Start
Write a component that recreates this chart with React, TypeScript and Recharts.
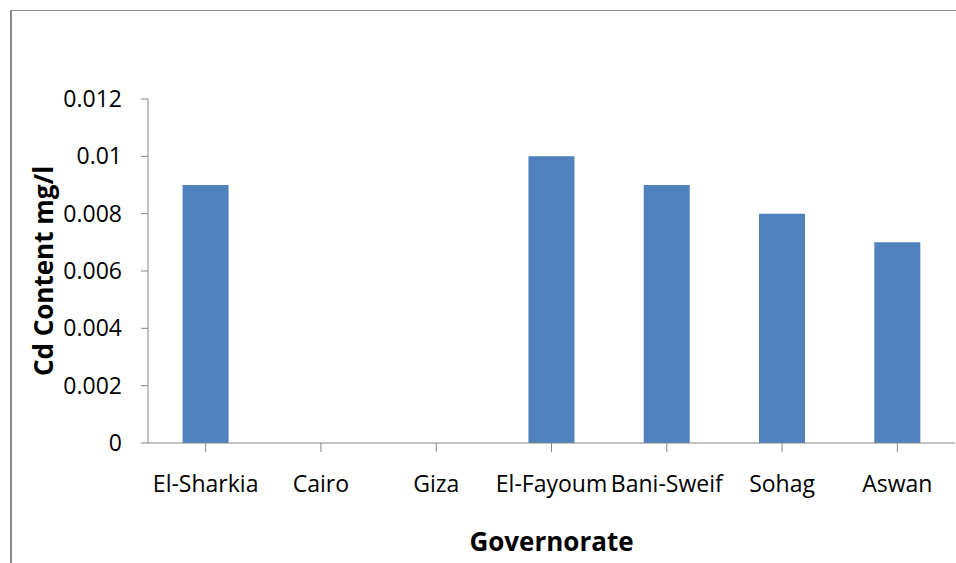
import { BarChart, Bar, XAxis, YAxis } from 'recharts';

// Cd content per governorate (mg/l)
const governorates = ['El-Sharkia', 'Cairo', 'Giza', 'El-Fayoum', 'Bani-Sweif', 'Sohag', 'Aswan'];
const cdContent = [0.009, 0, 0, 0.01, 0.009, 0.008, 0.007];
const yTicks = [0, 0.002, 0.004, 0.006, 0.008, 0.01, 0.012];

const data = governorates.map((name, i) => ({ name, cd: cdContent[i] }));

const FONT = '"Open Sans", sans-serif';
const AXIS = '#868686';

const YTitle = (props: any) => {
  const { viewBox } = props;
  const cx = 53;
  const cy = viewBox.y + viewBox.height / 2;
  return (
    <text
      x={cx}
      y={cy}
      transform={`rotate(-90, ${cx}, ${cy})`}
      textAnchor="middle"
      fontFamily={FONT}
      fontWeight={700}
      fontSize={26}
      fill="#000"
    >
      Cd Content mg/l
    </text>
  );
};

const XTitle = (props: any) => {
  const { viewBox } = props;
  return (
    <text
      x={viewBox.x + viewBox.width / 2}
      y={551}
      textAnchor="middle"
      fontFamily={FONT}
      fontWeight={700}
      fontSize={26}
      fill="#000"
    >
      Governorate
    </text>
  );
};

export default function App() {
  return (
    <div
      style={{
        position: 'absolute',
        left: 0,
        top: 0,
        width: 956,
        height: 563,
        background: '#fff',
        overflow: 'hidden',
      }}
    >
      <div
        style={{
          position: 'absolute',
          left: 10,
          top: 10,
          width: 1000,
          height: 600,
          borderLeft: '2px solid #888',
          borderTop: '1px solid #888',
        }}
      />
      <BarChart
        width={956}
        height={563}
        data={data}
        margin={{ top: 99, right: 1, bottom: 0, left: 0 }}
        barCategoryGap="30%"
        style={{ position: 'absolute', left: 0, top: 0 }}
      >
        <XAxis
          dataKey="name"
          height={120}
          stroke={AXIS}
          tickLine={{ stroke: AXIS }}
          tickSize={9}
          tickMargin={24}
          interval={0}
          tick={{ fill: '#000', fontFamily: FONT, fontSize: 23 }}
          label={<XTitle />}
        />
        <YAxis
          width={148}
          domain={[0, 0.012]}
          ticks={yTicks}
          stroke={AXIS}
          tickLine={{ stroke: AXIS }}
          tickSize={7}
          tickMargin={19}
          tick={{ fill: '#000', fontFamily: FONT, fontSize: 23 }}
          label={<YTitle />}
        />
        <Bar dataKey="cd" fill="#4F81BD" isAnimationActive={false} />
      </BarChart>
    </div>
  );
}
End
[Task]:
Write out each line of the data exactly; the images should be left out.

[Worked answer]:
Write a component that recreates this chart with React, TypeScript and Recharts.
import { BarChart, Bar, XAxis, YAxis } from 'recharts';

// Cd content per governorate (mg/l)
const governorates = ['El-Sharkia', 'Cairo', 'Giza', 'El-Fayoum', 'Bani-Sweif', 'Sohag', 'Aswan'];
const cdContent = [0.009, 0, 0, 0.01, 0.009, 0.008, 0.007];
const yTicks = [0, 0.002, 0.004, 0.006, 0.008, 0.01, 0.012];

const data = governorates.map((name, i) => ({ name, cd: cdContent[i] }));

const FONT = '"Open Sans", sans-serif';
const AXIS = '#868686';

const YTitle = (props: any) => {
  const { viewBox } = props;
  const cx = 53;
  const cy = viewBox.y + viewBox.height / 2;
  return (
    <text
      x={cx}
      y={cy}
      transform={`rotate(-90, ${cx}, ${cy})`}
      textAnchor="middle"
      fontFamily={FONT}
      fontWeight={700}
      fontSize={26}
      fill="#000"
    >
      Cd Content mg/l
    </text>
  );
};

const XTitle = (props: any) => {
  const { viewBox } = props;
  return (
    <text
      x={viewBox.x + viewBox.width / 2}
      y={551}
      textAnchor="middle"
      fontFamily={FONT}
      fontWeight={700}
      fontSize={26}
      fill="#000"
    >
      Governorate
    </text>
  );
};

export default function App() {
  return (
    <div
      style={{
        position: 'absolute',
        left: 0,
        top: 0,
        width: 956,
        height: 563,
        background: '#fff',
        overflow: 'hidden',
      }}
    >
      <div
        style={{
          position: 'absolute',
          left: 10,
          top: 10,
          width: 1000,
          height: 600,
          borderLeft: '2px solid #888',
          borderTop: '1px solid #888',
        }}
      />
      <BarChart
        width={956}
        height={563}
        data={data}
        margin={{ top: 99, right: 1, bottom: 0, left: 0 }}
        barCategoryGap="30%"
        style={{ position: 'absolute', left: 0, top: 0 }}
      >
        <XAxis
          dataKey="name"
          height={120}
          stroke={AXIS}
          tickLine={{ stroke: AXIS }}
          tickSize={9}
          tickMargin={24}
          interval={0}
          tick={{ fill: '#000', fontFamily: FONT, fontSize: 23 }}
          label={<XTitle />}
        />
        <YAxis
          width={148}
          domain={[0, 0.012]}
          ticks={yTicks}
          stroke={AXIS}
          tickLine={{ stroke: AXIS }}
          tickSize={7}
          tickMargin={19}
          tick={{ fill: '#000', fontFamily: FONT, fontSize: 23 }}
          label={<YTitle />}
        />
        <Bar dataKey="cd" fill="#4F81BD" isAnimationActive={false} />
      </BarChart>
    </div>
  );
}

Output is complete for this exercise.